Il les avait aussi exhortés à "faciliter la livraison urgente d'aide humanitaire dans tout le Yémen".
Selon
l'Onu, 80% de la population --soit 21 millions de personnes-- ont
besoin d'aide ou de protection et plus de 10 millions ont du mal à se
nourrir ou à trouver de l'eau potable à cause d'un conflit qui a fait
plus de 3.200 morts, dont une moitié de civils, depuis la fin mars.
'Dernier espoir'
"Il est impératif et urgent que l'aide humanitaire atteigne toutes
les personnes vulnérables", avait estimé vendredi un porte-parole de
l'Onu, Stéphane Dujarric, plus d'une semaine après l'inscription du pays
au niveau maximal d'urgence sanitaire. La trêve est "notre dernier
espoir", avait déclaré pour sa part à l'AFP une porte-parole du
Programme alimentaire mondial (PAM), Abeer Etefa, en précisant que deux
bateaux remplis de nourriture et de carburant croisaient au large
d'Aden.
Avec cette trêve, le PAM et ses partenaires espéraient venir en aide à plus de 2,37 millions de personnes.
Le
PAM est parvenu depuis une semaine à livrer 9.000 tonnes de nourriture à
son entrepôt au Yémen et la trêve est maintenant nécessaire pour
pouvoir distribuer cette aide et "atteindre toutes les régions du
Yémen", d'après Mme Etefa. Une précédente trêve à la mi-mai avait duré
cinq jours mais les combats avaient ensuite repris de plus belle.

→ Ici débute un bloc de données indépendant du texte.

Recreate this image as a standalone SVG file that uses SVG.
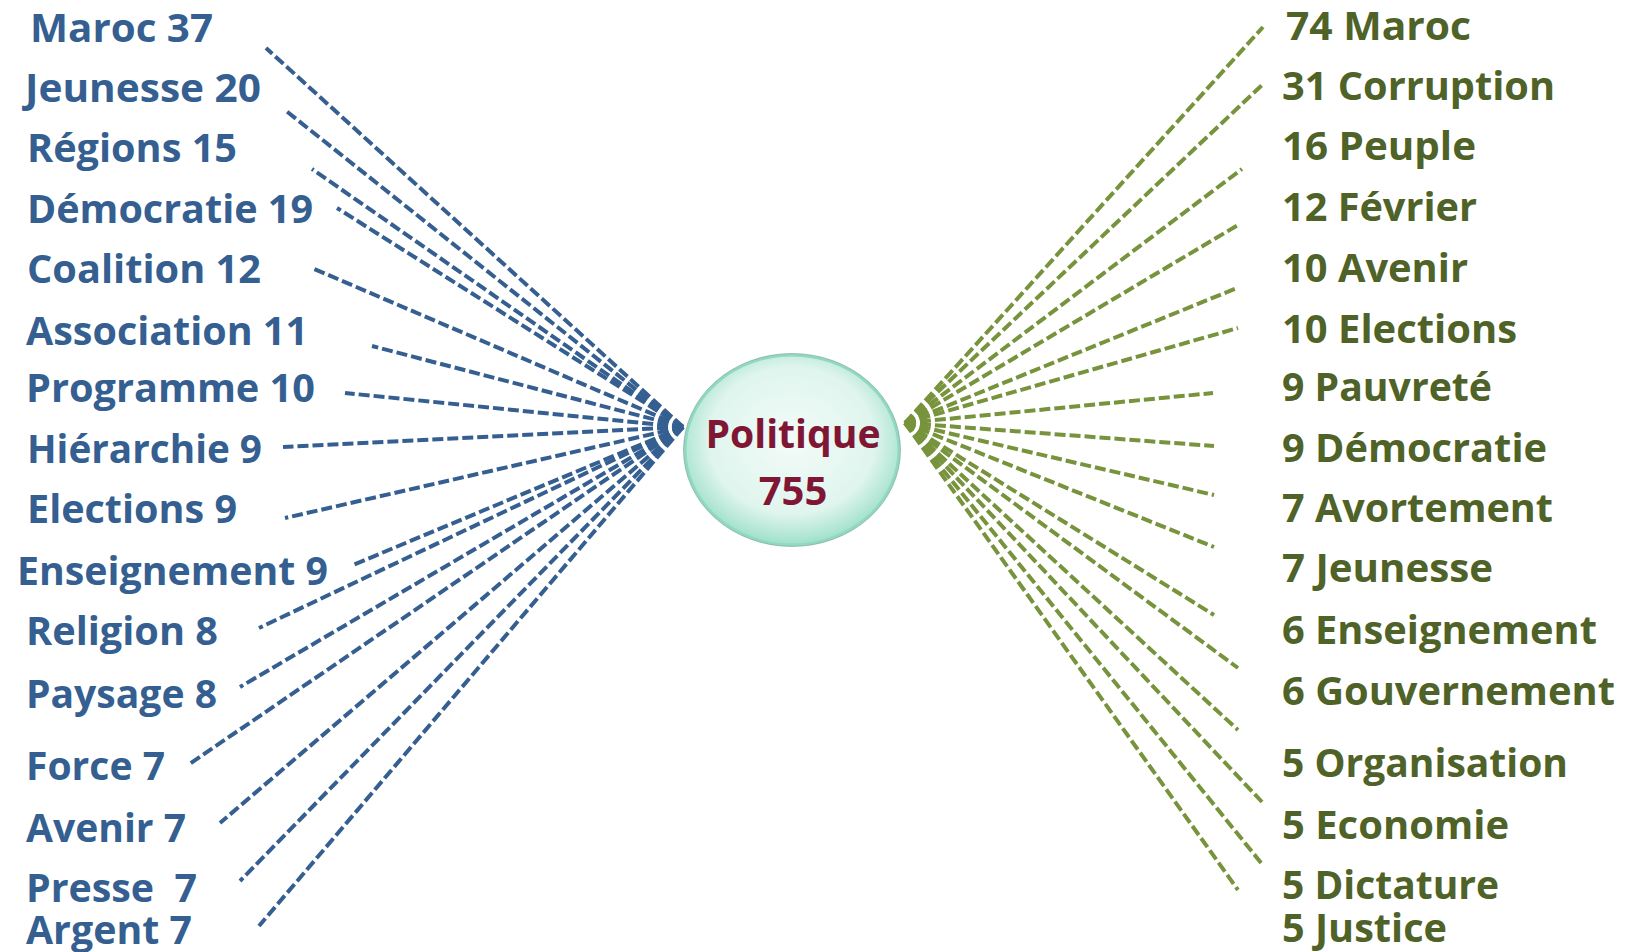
<svg xmlns="http://www.w3.org/2000/svg" width="1626" height="952" viewBox="0 0 1626 952">
<style>
.lb{font-family:"Open Sans","Noto Sans",sans-serif;font-weight:700;font-size:40px;fill:#365F91}
.lg{font-family:"Open Sans","Noto Sans",sans-serif;font-weight:700;font-size:40px;fill:#4F6228}
.lc{font-family:"Open Sans","Noto Sans",sans-serif;font-weight:700;font-size:40px;fill:#7F1734;text-anchor:middle}
.cb{stroke:#365F91;stroke-width:4;stroke-dasharray:11 4;fill:none}
.cg{stroke:#77933C;stroke-width:4;stroke-dasharray:11 4;fill:none}
</style>
<defs>
<radialGradient id="gc" cx="50%" cy="45%" r="55%">
<stop offset="0" stop-color="#F3FBF8"/>
<stop offset="0.7" stop-color="#E0F5EE"/>
<stop offset="1" stop-color="#9FE0CB"/>
</radialGradient>
</defs>
<rect width="1626" height="952" fill="#FFFFFF"/>
<g id="connectors">
<g id="left-lines">
<line class="cb" x1="683" y1="427" x2="266" y2="48"/>
<line class="cb" x1="683" y1="427" x2="285" y2="110"/>
<line class="cb" x1="683" y1="427" x2="312" y2="169"/>
<line class="cb" x1="683" y1="427" x2="337" y2="208"/>
<line class="cb" x1="683" y1="427" x2="312" y2="268"/>
<line class="cb" x1="683" y1="427" x2="372" y2="346"/>
<line class="cb" x1="683" y1="427" x2="345" y2="393"/>
<line class="cb" x1="683" y1="427" x2="283" y2="447"/>
<line class="cb" x1="683" y1="427" x2="285" y2="518"/>
<line class="cb" x1="683" y1="427" x2="353" y2="565"/>
<line class="cb" x1="683" y1="427" x2="259" y2="628"/>
<line class="cb" x1="683" y1="427" x2="240" y2="687"/>
<line class="cb" x1="683" y1="427" x2="188" y2="765"/>
<line class="cb" x1="683" y1="427" x2="220" y2="823"/>
<line class="cb" x1="683" y1="427" x2="240" y2="881"/>
<line class="cb" x1="683" y1="427" x2="259" y2="926"/>
</g>
<g id="right-lines">
<line class="cg" x1="905" y1="423" x2="1263" y2="27"/>
<line class="cg" x1="905" y1="423" x2="1262" y2="85"/>
<line class="cg" x1="905" y1="423" x2="1242" y2="169"/>
<line class="cg" x1="905" y1="423" x2="1238" y2="225"/>
<line class="cg" x1="905" y1="423" x2="1237" y2="288"/>
<line class="cg" x1="905" y1="423" x2="1238" y2="328"/>
<line class="cg" x1="905" y1="423" x2="1213" y2="393"/>
<line class="cg" x1="905" y1="423" x2="1214" y2="446"/>
<line class="cg" x1="905" y1="423" x2="1214" y2="495"/>
<line class="cg" x1="905" y1="423" x2="1214" y2="547"/>
<line class="cg" x1="905" y1="423" x2="1214" y2="615"/>
<line class="cg" x1="905" y1="423" x2="1238" y2="668"/>
<line class="cg" x1="905" y1="423" x2="1238" y2="730"/>
<line class="cg" x1="905" y1="423" x2="1262" y2="802"/>
<line class="cg" x1="905" y1="423" x2="1262" y2="864"/>
<line class="cg" x1="905" y1="423" x2="1238" y2="890"/>
</g>
</g>
<g id="center">
<ellipse cx="792" cy="450" rx="107" ry="95" fill="url(#gc)" stroke="#8FD9C2" stroke-width="3"/>
<ellipse cx="792" cy="450" rx="108.5" ry="96.5" fill="none" stroke="#6E8C82" stroke-width="0.8" opacity="0.6"/>
<text class="lc" x="793" y="448" textLength="175" lengthAdjust="spacingAndGlyphs">Politique</text>
<text class="lc" x="793" y="505">755</text>
</g>
<g id="left-labels">
<g id="l1"><text class="lb" x="30" y="42" textLength="183" lengthAdjust="spacingAndGlyphs">Maroc 37</text></g>
<g id="l2"><text class="lb" x="25" y="102" textLength="236" lengthAdjust="spacingAndGlyphs">Jeunesse 20</text></g>
<g id="l3"><text class="lb" x="27" y="162" textLength="210" lengthAdjust="spacingAndGlyphs">Régions 15</text></g>
<g id="l4"><text class="lb" x="27" y="223" textLength="286" lengthAdjust="spacingAndGlyphs">Démocratie 19</text></g>
<g id="l5"><text class="lb" x="27" y="283" textLength="234" lengthAdjust="spacingAndGlyphs">Coalition 12</text></g>
<g id="l6"><text class="lb" x="26" y="345" textLength="282" lengthAdjust="spacingAndGlyphs">Association 11</text></g>
<g id="l7"><text class="lb" x="26" y="402" textLength="289" lengthAdjust="spacingAndGlyphs">Programme 10</text></g>
<g id="l8"><text class="lb" x="27" y="463" textLength="235" lengthAdjust="spacingAndGlyphs">Hiérarchie 9</text></g>
<g id="l9"><text class="lb" x="27" y="523" textLength="210" lengthAdjust="spacingAndGlyphs">Elections 9</text></g>
<g id="l10"><text class="lb" x="17" y="585" textLength="311" lengthAdjust="spacingAndGlyphs">Enseignement 9</text></g>
<g id="l11"><text class="lb" x="26" y="645" textLength="192" lengthAdjust="spacingAndGlyphs">Religion 8</text></g>
<g id="l12"><text class="lb" x="26" y="708" textLength="191" lengthAdjust="spacingAndGlyphs">Paysage 8</text></g>
<g id="l13"><text class="lb" x="26" y="780" textLength="139" lengthAdjust="spacingAndGlyphs">Force 7</text></g>
<g id="l14"><text class="lb" x="26" y="842" textLength="160" lengthAdjust="spacingAndGlyphs">Avenir 7</text></g>
<g id="l15"><text class="lb" x="26" y="902" textLength="171" lengthAdjust="spacingAndGlyphs" xml:space="preserve">Presse  7</text></g>
<g id="l16"><text class="lb" x="26" y="944" textLength="166" lengthAdjust="spacingAndGlyphs">Argent 7</text></g>
</g>
<g id="right-labels">
<g id="r1"><text class="lg" x="1286" y="40" textLength="185" lengthAdjust="spacingAndGlyphs">74 Maroc</text></g>
<g id="r2"><text class="lg" x="1282" y="100" textLength="273" lengthAdjust="spacingAndGlyphs">31 Corruption</text></g>
<g id="r3"><text class="lg" x="1282" y="160" textLength="194" lengthAdjust="spacingAndGlyphs">16 Peuple</text></g>
<g id="r4"><text class="lg" x="1282" y="221" textLength="195" lengthAdjust="spacingAndGlyphs">12 Février</text></g>
<g id="r5"><text class="lg" x="1282" y="282" textLength="186" lengthAdjust="spacingAndGlyphs">10 Avenir</text></g>
<g id="r6"><text class="lg" x="1282" y="343" textLength="235" lengthAdjust="spacingAndGlyphs">10 Elections</text></g>
<g id="r7"><text class="lg" x="1282" y="401" textLength="210" lengthAdjust="spacingAndGlyphs">9 Pauvreté</text></g>
<g id="r8"><text class="lg" x="1282" y="462" textLength="265" lengthAdjust="spacingAndGlyphs">9 Démocratie</text></g>
<g id="r9"><text class="lg" x="1282" y="522" textLength="271" lengthAdjust="spacingAndGlyphs">7 Avortement</text></g>
<g id="r10"><text class="lg" x="1282" y="582" textLength="211" lengthAdjust="spacingAndGlyphs">7 Jeunesse</text></g>
<g id="r11"><text class="lg" x="1282" y="644" textLength="315" lengthAdjust="spacingAndGlyphs">6 Enseignement</text></g>
<g id="r12"><text class="lg" x="1282" y="705" textLength="333" lengthAdjust="spacingAndGlyphs">6 Gouvernement</text></g>
<g id="r13"><text class="lg" x="1282" y="777" textLength="286" lengthAdjust="spacingAndGlyphs">5 Organisation</text></g>
<g id="r14"><text class="lg" x="1282" y="839" textLength="227" lengthAdjust="spacingAndGlyphs">5 Economie</text></g>
<g id="r15"><text class="lg" x="1282" y="899" textLength="217" lengthAdjust="spacingAndGlyphs">5 Dictature</text></g>
<g id="r16"><text class="lg" x="1282" y="942" textLength="165" lengthAdjust="spacingAndGlyphs">5 Justice</text></g>
</g>
</svg>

Parallèlement, dix membres présumés d'el-Qaëda, dont trois chefs
locaux, ont été tués vendredi soir dans deux raids menés par des drones
américains dans le sud-est du Yémen, selon un responsable local. Le
réseau extrémiste tente de profiter de la guerre qui fait rage dans le
pays pour s'emparer de nouveaux territoires.